In the face of evil a father’s weakness in telling his wife a hard truth, a son’s awakening sexuality, their mother’s grief-stricken piety, a daughter’s rashness of speech – all spell doom. The film isn’t simply an eerie meditation on man’s uncertain place in the universe. There’s also a yellow-eyed, twitchy-nosed rabbit that makes the one in Monty Python and The Holy Grail look like a timorous wee beastie and the film as a whole beats out The Revenant in the “Fuck Nature” stakes.

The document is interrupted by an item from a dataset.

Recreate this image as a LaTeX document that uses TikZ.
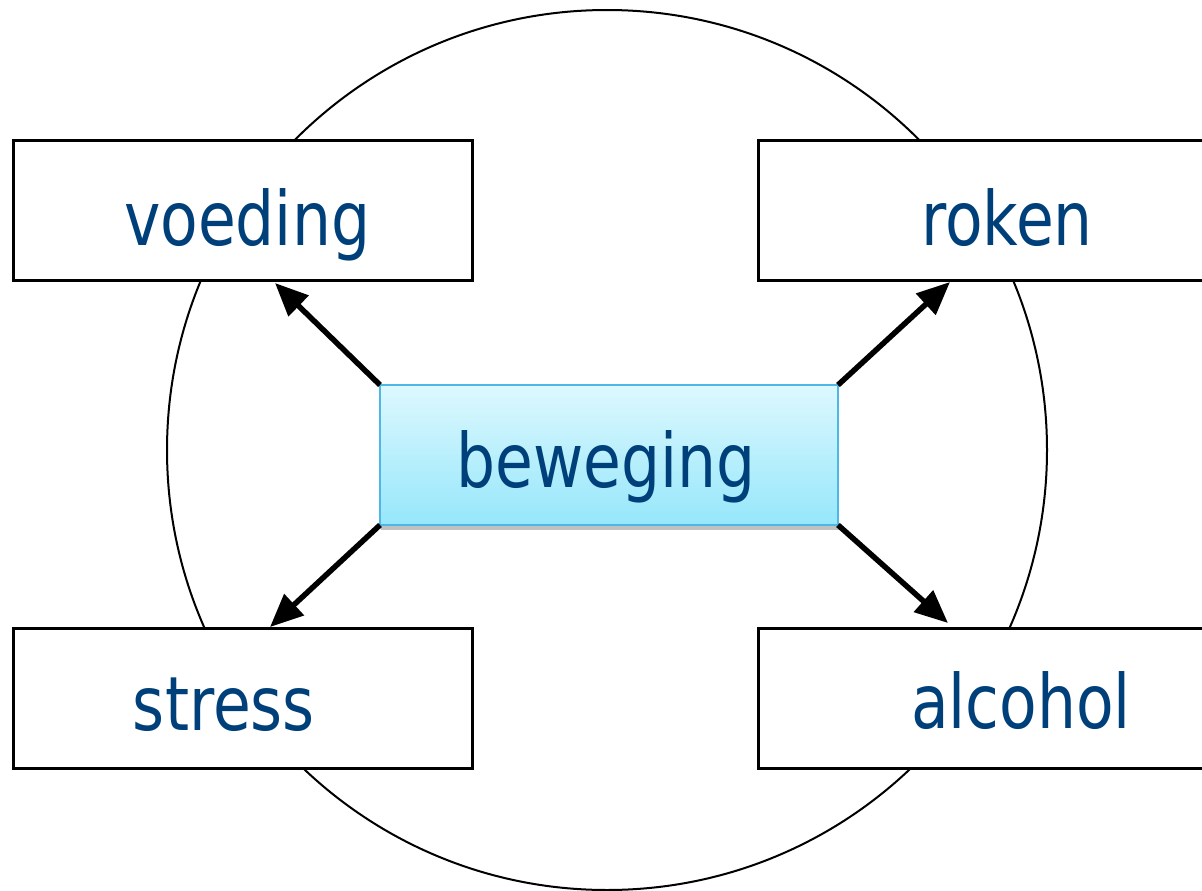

Ineson is a gruff, compelling presence while Dickie presents the acute image of a woman desperately longing to return to her former nature and relative state of grace (even if, alongside Game of Thrones, there’s a recurring motif of deeply ill-advised breast feeding.) While Scrimshaw’s Caleb is an innocent led astray, its Thomasin’s pale, unspoken – likely unrealised – anger that, more than red-lipped temptresses or Goya-esque  crones, gets at the film’s dark, corruptible heart.

If a new-born baby has no guarantee of entry into Heaven, how – and why – should man – or woman – withstand corruption? The plantation, with its almost comical clusters of blank-faced, identically dressed Puritans staring in judgment, may offer safety and security, but there is no hope of liberation within its walls or dogma.

Though it’s unlikely to win any modern-day converts to the Satanic Temple (though the group has since endorsed the film), The Witch stands alongside the likes of Ben Wheatley’s A Field in England - if only for the language and setting - and Ingmar Bergman’s Cries and Whispers as an eerie study of human suffering and the absence of God. Stalking the periphery of the horror genre, the film is a theologic nightmare that will get under your skin and, just possibly, that bit deeper.